Reducing nitriles w LiAlH4 to make primary amines

Answer 30

strong reducing agent and dilute acid. more expensive, reducing agent dissolved in a dry ether.

R-ch2-cn + 4(H) —> R-ch2-ch2-nh2

Question 31

making aromatic amines

Answer 31

made by reducing nitro compounds eg nitrobenzene to form phenylamines. used to make dye stuff and pharmaceuticals

reduction and we use 6h or 3h2.

Question 32

how does reducing nitro compounds work

Answer 32

we react it with 6(h) we use tin and conc hcl. —-> so they go above and below the arrow (we heat nitrobenzene under reflux with conc hcl and tin to form a phenyl ammonium salt. eg c6h5nnh3cl

Question 33

then what

Answer 33

when you have your c6h5nh3cl react this with naoh so alkali. this will then give you your phenyl amine c6h5nh2 +nacl+ h2o.

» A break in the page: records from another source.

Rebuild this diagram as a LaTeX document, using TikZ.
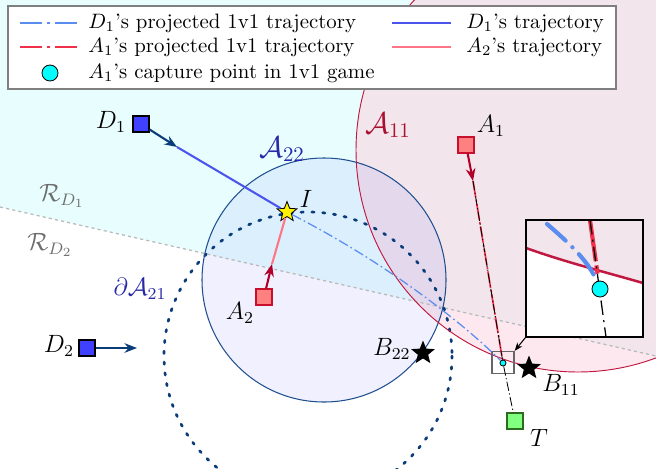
\documentclass[tikz,border=0pt]{standalone}
\usetikzlibrary{shapes.geometric,arrows.meta,positioning}

\definecolor{rdbg}{HTML}{E8FEFE}
\definecolor{aopink}{HTML}{FCE8EE}
\definecolor{aomauve}{HTML}{F2E6EC}
\definecolor{aqblue}{HTML}{5A5AF0}
\definecolor{defblue}{HTML}{4040FF}
\definecolor{navyarr}{HTML}{0A3C7A}
\definecolor{deftraj}{HTML}{4B55EE}
\definecolor{projblue}{HTML}{5B8DEF}
\definecolor{attfill}{HTML}{FF8080}
\definecolor{attdraw}{HTML}{C8102E}
\definecolor{redarr}{HTML}{B0002A}
\definecolor{atttraj}{HTML}{FF7585}
\definecolor{projred}{HTML}{F0304A}
\definecolor{circred}{HTML}{C01840}
\definecolor{circblue}{HTML}{1F4E8F}
\definecolor{lblblue}{HTML}{2828A8}
\definecolor{lblred}{HTML}{A8102E}
\definecolor{lblgray}{HTML}{6E6E6E}
\definecolor{tgtfill}{HTML}{80FF80}
\definecolor{tgtdraw}{HTML}{2E6B1E}
\definecolor{capcyan}{HTML}{00FFFF}
\definecolor{legframe}{HTML}{7F7F7F}

\begin{document}
\begin{tikzpicture}[
  x=0.48pt,
  y=-0.48pt,
  agentsq/.style={rectangle,minimum size=7.7pt,inner sep=0pt,line width=.6pt},
  defsq/.style={agentsq,draw=black,fill=defblue},
  attsq/.style={agentsq,draw=attdraw,fill=attfill},
  tgtsq/.style={agentsq,draw=tgtdraw,fill=tgtfill},
  agentlbl/.style={font=\large,inner sep=0pt},
  regionlbl/.style={font=\Large,inner sep=0pt},
  istar/.style={star,star points=5,star point ratio=2.3,inner sep=0pt,
    minimum size=10pt,fill=yellow,draw=black,line width=.4pt},
  bstar/.style={star,star points=5,star point ratio=2.3,inner sep=0pt,
    minimum size=12pt,fill=black},
  capdot/.style={circle,draw=black,line width=.4pt,fill=capcyan,inner sep=0pt,
    minimum size=#1},
  headarr/.style={line width=1pt,-{Stealth[length=6pt,width=4.6pt]}},
  sepline/.style={gray!55,line width=.6pt,dash pattern=on 1.5pt off 1.5pt},
  dotbnd/.style={navyarr,line width=1.3pt,line cap=round,
    dash pattern=on 1.1pt off 4.1pt},
  projb/.style={projblue,line width=.6pt,
    dash pattern=on 4.8pt off 1.5pt on .8pt off 1.5pt},
  projr/.style={projred,line width=.8pt,
    dash pattern=on 8pt off 1pt on 1pt off 1pt},
  blkdd/.style={black,line width=.4pt,
    dash pattern=on 4.5pt off 1.2pt on .6pt off 1.2pt},
  legtxt/.style={anchor=west,inner sep=0pt}
]
\useasboundingbox (0,0) rectangle (656,468);

% regions R_D1 / R_D2 and the sets A11, A22, dA21
\begin{scope}
  \clip (0,0) rectangle (656,468);
  \fill[rdbg] (0,0) -- (656,0) -- (656,356) -- (0,207) -- cycle;
  \fill[aopink] (578,150) circle[radius=222];
  \begin{scope}
    \clip (0,0) -- (656,0) -- (656,356) -- (0,207) -- cycle;
    \fill[aomauve] (578,150) circle[radius=222];
  \end{scope}
  \fill[aqblue,fill opacity=.09] (324,280) circle[radius=122];
  \draw[sepline] (0,207) -- (656,356);
  \draw[dotbnd] (308,356) circle[radius=144];
  \draw[circblue,line width=.5pt] (324,280) circle[radius=122];
  \draw[circred,line width=.45pt] (578,150) circle[radius=222];
\end{scope}

\node[regionlbl,text=lblblue] (A22l) at (282,149) {$\mathcal{A}_{22}$};
\node[regionlbl,text=lblred] (A11l) at (388,125) {$\mathcal{A}_{11}$};
\node[agentlbl,text=lblblue] (dA21l) at (140,289) {$\partial\mathcal{A}_{21}$};
\node[agentlbl,text=lblgray] (RD1l) at (62,196) {$\mathcal{R}_{D_1}$};
\node[agentlbl,text=lblgray] (RD2l) at (50,245) {$\mathcal{R}_{D_2}$};

% players
\node[defsq] (D1) at (141,124) {};
\node[defsq] (D2) at (87,348) {};
\node[attsq] (A1) at (466,145) {};
\node[attsq] (A2) at (264,297) {};
\node[tgtsq] (T) at (515,421) {};
\node[istar] (I) at (287,212) {};
\node[capdot=2.9pt] (C) at (503,363) {};
\node[bstar] (B22) at (423,353) {};
\node[bstar] (B11) at (529,368) {};
\node[rectangle,draw=black!60,line width=.55pt,minimum size=10.6pt,inner sep=0pt]
  (Z) at (503,362.5) {};

\node[agentlbl] (D1l) at (111,122) {$D_1$};
\node[agentlbl] (D2l) at (59,346) {$D_2$};
\node[agentlbl] (A1l) at (491,126) {$A_1$};
\node[agentlbl] (A2l) at (240,313) {$A_2$};
\node[agentlbl] (Tl) at (539,438) {$T$};
\node[agentlbl] (Il) at (306,199) {$I$};
\node[agentlbl,anchor=east] (B22l) at (411,349) {$B_{22}$};
\node[agentlbl] (B11l) at (561,385) {$B_{11}$};

% headings and trajectories
\coordinate (D1h) at (177,147);
\coordinate (D2h) at (137,348);
\coordinate (A1h) at (473,181);
\coordinate (A2h) at (272,264);
\draw[deftraj,line width=1pt] (D1h) -- (I);
\draw[atttraj,line width=1pt] (A2h) -- (I);
\draw[projb] (I) .. controls (390,265) and (465,325) .. (C);
\draw[projr] (A1h) -- (C);
\draw[blkdd] (A1h) -- (C);
\draw[blkdd] (C) -- (T);
\draw[headarr,navyarr] (D1) -- (D1h);
\draw[headarr,navyarr] (D2) -- (D2h);
\draw[headarr,redarr] (A1) -- (A1h);
\draw[headarr,redarr] (A2) -- (A2h);

% zoomed view of the capture point
\begin{scope}
  \clip (526,220) rectangle (643,337);
  \fill[white] (526,220) rectangle (643,337);
  \fill[aomauve] (526,220) -- (526,248) .. controls (565,262) and (605,272)
    .. (643,283) -- (643,220) -- cycle;
  \draw[circred,line width=1.2pt] (526,248) .. controls (565,262) and (605,272)
    .. (643,283);
  \draw[projblue,line width=2pt,line cap=round,
    dash pattern=on 12pt off 4.5pt on .1pt off 4.5pt]
    (547,224) .. controls (568,242) and (590,262) .. (598,284);
  \draw[projred,line width=2pt,dash pattern=on 20pt off 2pt on 4pt off 20pt]
    (590,220) -- (598,277);
  \draw[black,line width=.6pt,dash pattern=on 7pt off 2.5pt on 1pt off 2.5pt]
    (590,220) -- (606,337);
\end{scope}
\node[capdot=7.7pt] (Cz) at (600,289) {};
\node[rectangle,draw=black,line width=.6pt,minimum width=56.2pt,
  minimum height=56.2pt,inner sep=0pt] (Ins) at (584.5,278.5) {};
\draw[line width=.5pt,-{Stealth[length=4pt,width=3pt]}] (Ins.south west) -- (Z.north east);

% legend
\node[rectangle,draw=legframe,line width=.8pt,fill=white,inner sep=0pt,
  minimum width=291.8pt,minimum height=39.8pt] (leg) at (312,47.5) {};
\draw[projblue,line width=1.3pt,dash pattern=on 10.5pt off 2.4pt on 1.5pt off 2.4pt]
  (20,23) -- (80,23);
\draw[projred,line width=1.3pt,dash pattern=on 10.5pt off 2.4pt on 1.5pt off 2.4pt]
  (20,47) -- (80,47);
\node[capdot=7.7pt] (legC) at (50,73) {};
\draw[deftraj,line width=1.4pt] (392,23) -- (451,23);
\draw[atttraj,line width=1.4pt] (392,47) -- (451,47);
\node[legtxt] (leg1) at (88,23) {$D_1$'s projected 1v1 trajectory};
\node[legtxt] (leg2) at (88,47) {$A_1$'s projected 1v1 trajectory};
\node[legtxt] (leg3) at (88,73) {$A_1$'s capture point in 1v1 game};
\node[legtxt] (leg4) at (466,23) {$D_1$'s trajectory};
\node[legtxt] (leg5) at (466,47) {$A_2$'s trajectory};
\end{tikzpicture}
\end{document}
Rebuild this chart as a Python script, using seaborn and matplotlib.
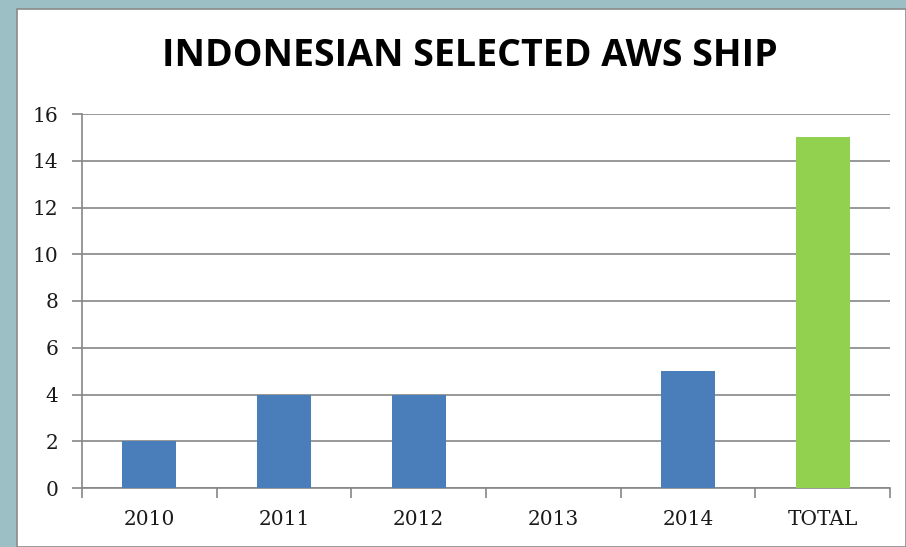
"""Indonesian selected AWS ship counts per year, with total."""
import matplotlib
matplotlib.use("Agg")
import matplotlib.pyplot as plt
import matplotlib.patches as mpatches
from matplotlib.ticker import MultipleLocator, FixedLocator
import seaborn as sns

YEARS = ["2010", "2011", "2012", "2013", "2014", "TOTAL"]
SHIPS = [2, 4, 4, 0, 5, 15]
BAR_COLORS = ["#4a7ebb", "#4a7ebb", "#4a7ebb", "#4a7ebb", "#4a7ebb", "#92d050"]
TITLE = "INDONESIAN SELECTED AWS SHIP"

sns.set_theme(style="white")
fig = plt.figure(figsize=(9.06, 5.47), dpi=100)
fig.patch.set_facecolor("#9cbfc6")
# white chart panel behind the axes
panel = mpatches.Rectangle((17/906, 0), 1 - 17/906, 1 - 9/547, transform=fig.transFigure,
                           facecolor="white", edgecolor="#8a8a8a", lw=1.2, zorder=-10)
fig.add_artist(panel)

ax = fig.add_axes([82/906, 59/547, 808/906, 374/547])
ax.set_facecolor("white")
sns.barplot(x=YEARS, y=SHIPS, hue=YEARS, palette=BAR_COLORS, width=0.4,
            legend=False, saturation=1, linewidth=0, ax=ax, zorder=3)

ax.set_ylim(0, 16)
ax.set_xlim(-0.5, len(YEARS) - 0.5)
ax.yaxis.set_major_locator(MultipleLocator(2))
ax.grid(axis="y", color="#868686", lw=1.2, zorder=0)
ax.grid(axis="x", visible=False)
for s in ["top", "right"]:
    ax.spines[s].set_visible(False)
for s in ["left", "bottom"]:
    ax.spines[s].set_color("#868686")
    ax.spines[s].set_linewidth(1.2)

ax.xaxis.set_minor_locator(FixedLocator([i - 0.5 for i in range(len(YEARS) + 1)]))
ax.tick_params(axis="x", which="major", length=0, pad=16)
ax.tick_params(axis="x", which="minor", bottom=True, direction="out", length=7, color="#868686", width=1.2)
ax.tick_params(axis="y", left=True, direction="out", length=7, color="#868686", width=1.2, pad=10)

for lab in ax.get_xticklabels() + ax.get_yticklabels():
    lab.set_fontfamily("DejaVu Serif")
    lab.set_fontsize(14.5)
    lab.set_color("#1a1a1a")
ax.set_xlabel(""); ax.set_ylabel("")

fig.text(470/906, 1 - 56/547, TITLE, ha="center", va="center", fontsize=27,
         fontweight="bold", family="Open Sans", color="black")

fig.savefig("out.png", dpi=100, facecolor=fig.get_facecolor())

this is done at room temp bc it goes from less stable to more stable.
so in conclusion, tin conc hcl and then naoh to form the phenyl amine from the phenyl ammonium salt

Question 34

reduction of a ketone or aldehyde with nahbh4

Answer 34

add 2(h) so the first h is a h:- and that attacks the c=o carbonyl group and then that forms o:- and then arrow from the lone on the o towards another h, but this time h+ to form a hydroxy. so you form your primary or secondary alcohol depending on your aldehyde or ketone

Question 35

carboxylic acids and sodium carbonate and hydrogencarbonate

Answer 35

ch3cooh+ nahco3–> ch3cooNa +h2o+ co2

ch3cooh + Na2Co3–> 2ch3cooNa +h2o +co2

Question 36

esterification

Answer 36

carboxylic acids and alochols/ acid anhydrides in prescence of strong acid catalyst eg sulfuric acid. this is for cooh oh esterification forming a carboxylic acid and water.
for acid anhydrie it forms an ester and a carboxylic acid

Question 37

ester hydrolysis

Answer 37

using h2o, can be sped up by using an acid or a base

Question 38

acid hydrolysis

Answer 38

dilute acid eg hcl. ester+h2o–> (h+) on top of arrow carboxylic acid and alcohol.
this reaction is reversible so not as high atom
economy
conducted under reflux

Question 39

base hydrolysis

Answer 39

uses a base eg naoh under reflux.
this forms a carboxylate ion and alcohol bc we have oh- reacting not water
coo- + alcohol.
if we use naoh we make coona which is a soap (carboxylate salt) and this is saponification

Question 40

making soap with hydrolysing animal fats and vegetable oils with sodium hydroxide

Answer 40

this uses animal fats to make soap

glycerol+ fat reacts w 3naoh–> glycerol and your sodium salt which is your soap. 3the bits on the end, coo-na+

Question 41

vegetable oils

Answer 41

can be converted into biodiesel by reacting oils with methanol and using koh as the catalyst
oil+ 3methanol–> glycerol+ methyl ester

methyl esters can be used for biodiesel